It’s 5am on the day after Christmas. The holiday was a little less hectic this year. There were less to-dos and more opportunities to be present for the people we love most and to soak in the awe and wonder of our boys. I think that’s the way Christmas was meant to be.
I’ve been awake since 3:30am laying in bed, listening to my youngest son breathe. I’m overcome with an overwhelming sense of comfort and awe and peace.
This little life, this little life with a huge personality was entrusted to Joe and I. The miracle that he is takes my breath away. His laugh, his smile, his zeal for life. That I had some part to play in him being right here, right now, brings me to my knees.
I watch how he negotiates life. This little man, with 28 months of life behind him. There is wisdom woven into his innocence. He hugs his friends when they’re sad. He jumps with joy across the room and throws his little arms around my neck and squeezes me tight. He laughs loudly and begs for more of what he wants. He doesn’t understand no and refuses to accept life – or anyone – telling him otherwise.
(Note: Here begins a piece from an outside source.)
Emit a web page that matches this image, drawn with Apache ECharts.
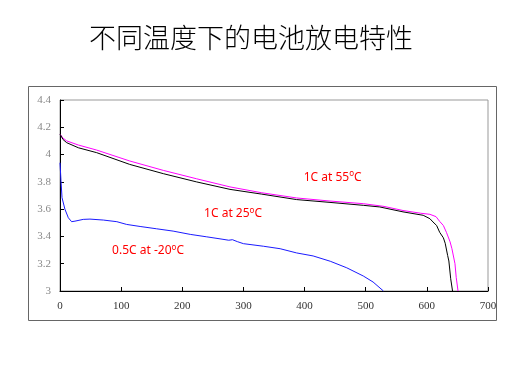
<!DOCTYPE html>
<html><head><meta charset="utf-8">
<script src="https://cdn.jsdelivr.net/npm/echarts@6/dist/echarts.min.js"></script>
<style>html,body{margin:0;padding:0;background:#fff}#c{width:532px;height:365px}</style>
</head><body><div id="c"></div>
<script>
const titleText = '不同温度下的电池放电特性';
const xTicks = {min: 0, max: 700, interval: 100};
const yTicks = {min: 3, max: 4.4, interval: 0.2};
const seriesNames = ['1C at 55°C', '1C at 25°C', '0.5C at -20°C'];
const data55 = [[0,4.15],[5,4.12],[11,4.10],[30,4.07],[60,4.033],[114,3.953],[169,3.884],[223,3.823],[278,3.763],[330,3.72],[387,3.682],[440,3.66],[496,3.64],[530,3.62],[561,3.59],[590,3.57],[605,3.562],[615,3.545],[621,3.51],[627,3.48],[632,3.43],[638,3.36],[641,3.31],[646,3.2],[648,3.1],[651,3.0]];
const data25 = [[0,4.15],[5,4.11],[11,4.087],[30,4.05],[60,4.014],[114,3.928],[169,3.86],[223,3.80],[278,3.745],[330,3.71],[387,3.67],[440,3.65],[496,3.628],[523,3.616],[561,3.58],[594,3.555],[605,3.53],[610,3.506],[616,3.48],[621,3.43],[627,3.39],[630,3.35],[634,3.26],[636,3.22],[639,3.09],[642,3.0]];
const dataM20 = [[0,3.94],[1.6,3.81],[3.3,3.684],[8,3.6],[13.6,3.537],[19,3.508],[24.5,3.512],[38,3.525],[49,3.527],[71,3.52],[93,3.508],[109,3.488],[131,3.473],[158,3.456],[185,3.439],[213,3.415],[240,3.397],[265,3.38],[276,3.372],[282,3.376],[290,3.362],[300,3.347],[333,3.328],[360,3.31],[387,3.279],[414,3.257],[442,3.218],[469,3.17],[496,3.11],[512,3.066],[529,3.0]];
const labelPos = [[446,3.834],[283,3.57],[144,3.295]];
const labelParts = [['1C at 55','C'],['1C at 25','C'],['0.5C at -20','C']];
const colors = ['#ff00ff', '#000000', '#1a1aff'];

const chart = echarts.init(document.getElementById('c'), null, {renderer: 'canvas'});
const rich = {
  a: {color: '#ff0000', fontSize: 12, fontFamily: 'Noto Sans'},
  s: {color: '#ff0000', fontSize: 8, fontFamily: 'Noto Sans', padding: [0, 0, 6, 0]}
};
function mk(i, data) {
  return {
    name: seriesNames[i], type: 'line', data: data, showSymbol: false, smooth: false,
    lineStyle: {color: colors[i], width: 1}, itemStyle: {color: colors[i]},
    markPoint: {
      symbol: 'circle', symbolSize: 0, silent: true,
      data: [{coord: labelPos[i], value: 0}],
      label: {show: true, position: 'inside', formatter: '{a|' + labelParts[i][0] + '}{s|o}{a|' + labelParts[i][1] + '}', rich: rich}
    }
  };
}
chart.setOption({
  animation: false,
  backgroundColor: '#fff',
  title: {text: titleText, left: 84, top: 19, textStyle: {fontSize: 27, fontWeight: 300, color: '#000', fontFamily: 'Noto Sans CJK SC'}},
  grid: {left: 60, right: 44, top: 100, bottom: 74, show: true, borderColor: '#999', borderWidth: 1},
  xAxis: {type: 'value', min: xTicks.min, max: xTicks.max, interval: xTicks.interval,
    axisLine: {show: true, lineStyle: {color: '#000', width: 1}},
    axisTick: {show: true, inside: true, length: 4, lineStyle: {color: '#000'}},
    splitLine: {show: false},
    axisLabel: {color: '#333', fontSize: 11, fontFamily: 'Liberation Serif', margin: 10}},
  yAxis: {type: 'value', min: yTicks.min, max: yTicks.max, interval: yTicks.interval,
    axisLine: {show: true, lineStyle: {color: '#000', width: 1}},
    axisTick: {show: true, inside: true, length: 4, lineStyle: {color: '#000'}},
    splitLine: {show: false},
    axisLabel: {color: '#888', fontSize: 11, fontFamily: 'Liberation Serif', margin: 9,
      formatter: v => String(Math.round(v * 10) / 10)}},
  graphic: [{type: 'rect', shape: {x: 28.5, y: 86.5, width: 468, height: 234}, style: {fill: 'none', stroke: '#666', lineWidth: 1}, silent: true, z: -1}],
  series: [mk(0, data55), mk(1, data25), mk(2, dataM20)]
});
</script></body></html>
As I lay here and listen to him breathe, I pray – I ask God – and even beg him to help me be the kind of mom that will always embrace who this little man is and always give him permission to go for life with everything he has.
I want to be the kind of mom that never lets the busyness of being mom eclipse the sacredness of motherhood.
I want him to feel free to love deeply.
I want him to take his zeal for life and turn it into whatever brings him joy and blesses the world.
I want him to know without question that he is loved and this world is his for the taking.
I want him to own his gifts and never, ever apologize for them.
I want him to be able to walk through life with confidence knowing that the person God made him to be is enough.
Because he is. And I am. And you are. We all are.
It’s that simple. We don’t have to work so hard to be good, to get the approval of everyone around us. We have to be the person we know we were created to be, and make choices that we know are right for us. And, if like me, that means a holiday with less to-dos and more time to be present, more time to let myself soak in the sacredness of motherhood then let it be exactly that.